FAMER (FAst Multi-source Entity Resolution system) is a new scalable framework for distributed multi-source entity resolution. While existing link discovery methods focus on finding binary links between pairs of sources, FAMER supports a more holistic data integration by clustering equivalent entities from many sources. Such an approach is especially useful for constructing large knowledge graphs from many sources. FAMER constructs a so-called similarity graph for the entities of interest as basis for clustering. It supports parallel versions of several clustering schemes including a new approach called CLIP that favors so-called strong entity links. CLIP can also be used to repair clusters determined by other methods such as connected components or correlation clustering. FAMER is based on Apache Flink and its parallel execution supports scalability to large data volumes.

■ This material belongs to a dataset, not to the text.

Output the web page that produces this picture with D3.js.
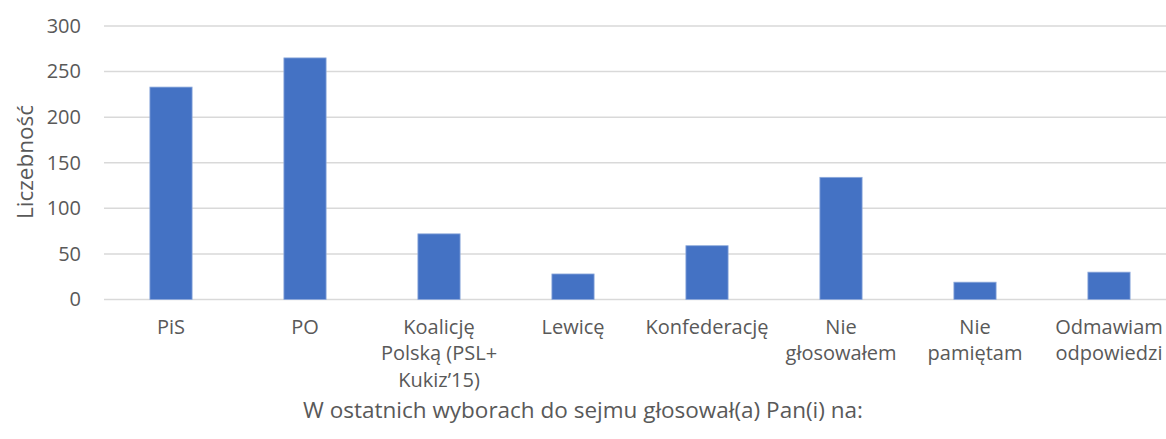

Privacy Preserving Record Linkage (PPRL) addresses the problem of matching person al records across different databases without revealing any sensitive information. It allo ws the combination of data from different sources for improved data analysis and research while not sharing uncoded identifying in formation. The linkage of person-related records (e. g., patients in hospitals) is based on encoded values of quasi-identifiers (e. g., name, address). The data needed for analysis (e. g., health data) is separated from these quasi-identifiers and can be linked with the ID pairs resulting from the PPRL process.

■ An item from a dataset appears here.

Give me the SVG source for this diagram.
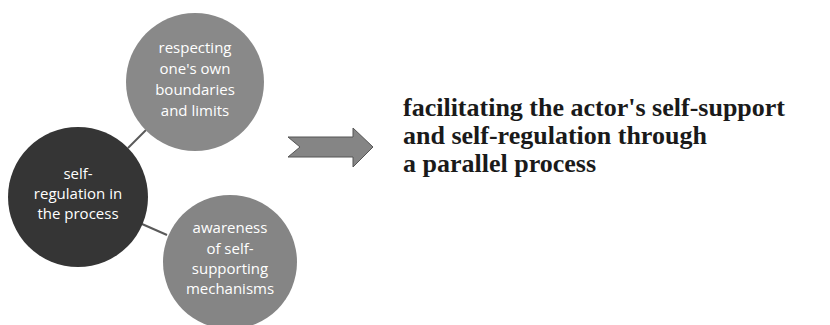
<svg xmlns="http://www.w3.org/2000/svg" width="830" height="325" viewBox="0 0 830 325">
<style>
.c{font-family:"Open Sans","Liberation Sans",sans-serif;font-size:15px;fill:#fff;text-anchor:middle}
.r{font-family:"Liberation Serif","Times New Roman",serif;font-size:26px;font-weight:bold;fill:#1a1a1a}
.ln{stroke:#5a5a5a;stroke-width:2;fill:none}
</style>
<rect width="830" height="325" fill="#fff"/>
<g id="connectors">
<line class="ln" x1="128" y1="148" x2="146" y2="130"/>
<line class="ln" x1="142" y1="224" x2="167" y2="235"/>
</g>
<g id="node-top">
<circle cx="195" cy="82" r="69" fill="#898989"/>
<text class="c" x="195" y="53">respecting</text>
<text class="c" x="195" y="74">one's own</text>
<text class="c" x="195" y="95">boundaries</text>
<text class="c" x="195" y="116">and limits</text>
</g>
<g id="node-center">
<circle cx="78" cy="197" r="70" fill="#353535"/>
<text class="c" x="78" y="179">self-</text>
<text class="c" x="78" y="199">regulation in</text>
<text class="c" x="78" y="219">the process</text>
</g>
<g id="node-bottom">
<circle cx="230" cy="262" r="67" fill="#858585"/>
<text class="c" x="230" y="233">awareness</text>
<text class="c" x="230" y="254">of self-</text>
<text class="c" x="230" y="274">supporting</text>
<text class="c" x="230" y="294">mechanisms</text>
</g>
<g id="arrow">
<polygon points="288,137 353,137 353,128 373,147 353,167 353,157 288,157 300,147" fill="#858585" stroke="#555" stroke-width="1"/>
</g>
<g id="result">
<text class="r" x="403" y="116">facilitating the actor's self-support</text>
<text class="r" x="403" y="144">and self-regulation through</text>
<text class="r" x="403" y="172">a parallel process</text>
</g>
</svg>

PPRL is confronted with several challenges needing to be solved to ensure its practical applicability. In particular, a high degree of privacy has to be ensured by suitable encoding of sensitive data and organizational structures, such as the use of a trusted linkage unit. PPRL must achieve a high linkage quality by avoiding false or missing matches. Furthermore, a high efficiency with fast linkage time and scalability to large data volumes are needed despite the inherent quadratic complexity of the problem. The talk will give an overview of our research results and plans for future work in this area.
Erhard Rahm is full professor for databases at the computer science institute of the University of Leipzig, Germany. His current research focusses on Big Data and data integration. He has authored several books and more than 200 peer-reviewed journal and conference publications. His research on data integration and schema matching has been awarded several times, in particular with the renowned 10-year best-paper award of the conference series VLDB (Very Large Databases) and the Influential Paper Award of the conference series ICDE (Int. Conf. on Data Engineering). Prof. Rahm is one of the two scientific coordinators of the new German center of excellence on Big Data ScaDS (competence center for SCAlable Data services and Solutions) Dresden/Leipzig.

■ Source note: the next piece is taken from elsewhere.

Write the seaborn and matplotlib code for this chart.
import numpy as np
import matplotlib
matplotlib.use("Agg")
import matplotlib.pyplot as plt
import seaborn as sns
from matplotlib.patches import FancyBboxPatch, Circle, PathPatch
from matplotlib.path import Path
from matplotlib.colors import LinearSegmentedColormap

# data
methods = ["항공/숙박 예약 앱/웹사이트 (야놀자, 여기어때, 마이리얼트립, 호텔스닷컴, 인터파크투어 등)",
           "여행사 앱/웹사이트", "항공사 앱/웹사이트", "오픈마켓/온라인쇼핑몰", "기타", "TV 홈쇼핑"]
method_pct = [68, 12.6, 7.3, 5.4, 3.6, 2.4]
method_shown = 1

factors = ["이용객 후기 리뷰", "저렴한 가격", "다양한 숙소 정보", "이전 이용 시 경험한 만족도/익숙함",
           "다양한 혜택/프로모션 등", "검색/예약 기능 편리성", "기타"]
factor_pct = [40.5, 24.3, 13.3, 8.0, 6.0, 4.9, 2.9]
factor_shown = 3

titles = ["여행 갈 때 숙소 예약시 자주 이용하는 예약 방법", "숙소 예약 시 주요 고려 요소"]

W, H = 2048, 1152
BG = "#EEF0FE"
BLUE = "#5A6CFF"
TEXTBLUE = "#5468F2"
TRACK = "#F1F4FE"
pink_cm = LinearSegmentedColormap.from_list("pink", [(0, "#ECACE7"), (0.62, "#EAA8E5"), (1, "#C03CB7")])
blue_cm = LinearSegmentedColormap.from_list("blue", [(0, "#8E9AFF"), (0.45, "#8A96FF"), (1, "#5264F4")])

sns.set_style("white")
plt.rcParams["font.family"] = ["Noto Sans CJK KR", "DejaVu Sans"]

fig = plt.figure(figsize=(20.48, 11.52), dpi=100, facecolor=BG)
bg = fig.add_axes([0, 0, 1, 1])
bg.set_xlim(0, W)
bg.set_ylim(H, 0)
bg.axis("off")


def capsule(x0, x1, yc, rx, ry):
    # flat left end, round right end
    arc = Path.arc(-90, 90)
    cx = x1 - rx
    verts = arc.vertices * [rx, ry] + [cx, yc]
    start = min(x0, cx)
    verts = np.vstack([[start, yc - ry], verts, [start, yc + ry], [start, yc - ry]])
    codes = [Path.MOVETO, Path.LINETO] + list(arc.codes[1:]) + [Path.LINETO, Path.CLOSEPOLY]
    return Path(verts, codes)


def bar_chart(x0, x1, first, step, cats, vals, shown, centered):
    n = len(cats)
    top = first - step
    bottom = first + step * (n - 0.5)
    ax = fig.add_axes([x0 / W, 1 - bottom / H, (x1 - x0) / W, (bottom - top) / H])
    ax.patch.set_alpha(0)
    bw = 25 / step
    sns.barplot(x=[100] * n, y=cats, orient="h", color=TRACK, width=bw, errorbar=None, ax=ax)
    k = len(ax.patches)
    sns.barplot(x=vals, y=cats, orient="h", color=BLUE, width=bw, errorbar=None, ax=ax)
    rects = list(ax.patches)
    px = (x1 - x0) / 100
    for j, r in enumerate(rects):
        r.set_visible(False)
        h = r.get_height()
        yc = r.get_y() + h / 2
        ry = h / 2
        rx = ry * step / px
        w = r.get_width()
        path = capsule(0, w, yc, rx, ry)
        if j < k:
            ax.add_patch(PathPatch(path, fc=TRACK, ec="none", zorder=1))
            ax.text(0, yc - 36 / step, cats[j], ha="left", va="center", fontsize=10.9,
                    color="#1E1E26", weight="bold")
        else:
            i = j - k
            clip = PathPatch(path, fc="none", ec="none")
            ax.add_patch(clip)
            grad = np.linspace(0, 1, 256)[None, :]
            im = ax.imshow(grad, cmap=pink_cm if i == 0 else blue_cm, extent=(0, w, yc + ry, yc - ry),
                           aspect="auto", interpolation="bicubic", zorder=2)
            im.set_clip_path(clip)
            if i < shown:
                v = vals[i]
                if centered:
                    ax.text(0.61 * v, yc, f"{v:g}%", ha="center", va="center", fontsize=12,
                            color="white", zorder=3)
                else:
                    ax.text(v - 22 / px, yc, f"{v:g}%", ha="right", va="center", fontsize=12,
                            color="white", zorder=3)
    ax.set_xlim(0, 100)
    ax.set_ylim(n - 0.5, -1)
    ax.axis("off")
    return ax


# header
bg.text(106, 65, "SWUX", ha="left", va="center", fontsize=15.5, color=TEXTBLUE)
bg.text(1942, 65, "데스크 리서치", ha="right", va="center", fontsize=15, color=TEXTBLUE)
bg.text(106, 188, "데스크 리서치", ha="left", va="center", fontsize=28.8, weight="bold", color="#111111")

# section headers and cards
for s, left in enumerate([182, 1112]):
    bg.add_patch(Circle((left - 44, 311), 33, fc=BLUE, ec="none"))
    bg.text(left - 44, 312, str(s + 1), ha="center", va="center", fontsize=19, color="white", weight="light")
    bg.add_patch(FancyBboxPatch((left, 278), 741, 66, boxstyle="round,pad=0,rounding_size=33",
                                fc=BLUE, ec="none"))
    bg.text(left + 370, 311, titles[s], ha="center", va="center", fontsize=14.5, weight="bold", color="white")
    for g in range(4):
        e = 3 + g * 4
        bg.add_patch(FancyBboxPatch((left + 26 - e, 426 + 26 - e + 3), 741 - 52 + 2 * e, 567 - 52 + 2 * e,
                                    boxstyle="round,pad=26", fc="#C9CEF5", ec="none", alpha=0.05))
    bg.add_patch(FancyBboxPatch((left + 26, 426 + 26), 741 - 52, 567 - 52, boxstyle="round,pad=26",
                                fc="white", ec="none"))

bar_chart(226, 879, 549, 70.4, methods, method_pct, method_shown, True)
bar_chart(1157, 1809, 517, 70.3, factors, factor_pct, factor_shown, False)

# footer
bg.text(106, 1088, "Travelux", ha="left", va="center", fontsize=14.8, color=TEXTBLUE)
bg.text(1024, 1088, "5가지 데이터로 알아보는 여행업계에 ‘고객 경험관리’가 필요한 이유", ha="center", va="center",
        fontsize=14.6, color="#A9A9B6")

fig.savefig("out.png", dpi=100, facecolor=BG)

Dr. Eric Peukert coordinates the Service Center for Big Data at the University of Leipzig as part of ScaDS Dresden/Leipzig. He studied Computer Science and Media at the Dresden University of Technology and worked at SAP Research in the field of data integration and schema mapping within various BMBF and EU research projects. After completing his doctorate at the University of Leipzig and two more years with SAP, Mr. Peukert switched to the ScaDS. Mr. Peukert coordinates the activities of the center in Leipzig with a special focus on industry contacts and cooperations. His research includes big data technologies, data integration and learning-based duplicate detection methods.
Alieh Saeedi is a PhD student in computer science at university of Leipzig. she work in database group under the supervision of Dr. Eric Peukert and Prof. Erhard Rahm. Her research focuses on Entity Resolution (ER) in big data from multiple sources.
Marcel Gladbach is researcher and PhD student in the database group at the University of Leipzig after receiving his M.Sc. at the Leipzig University of Applied Science (HTWK Leipzig) in 2017. His research focus is Privacy-Preserving Record Linkage and its practical application within the Medical Informatics Initiative Germany.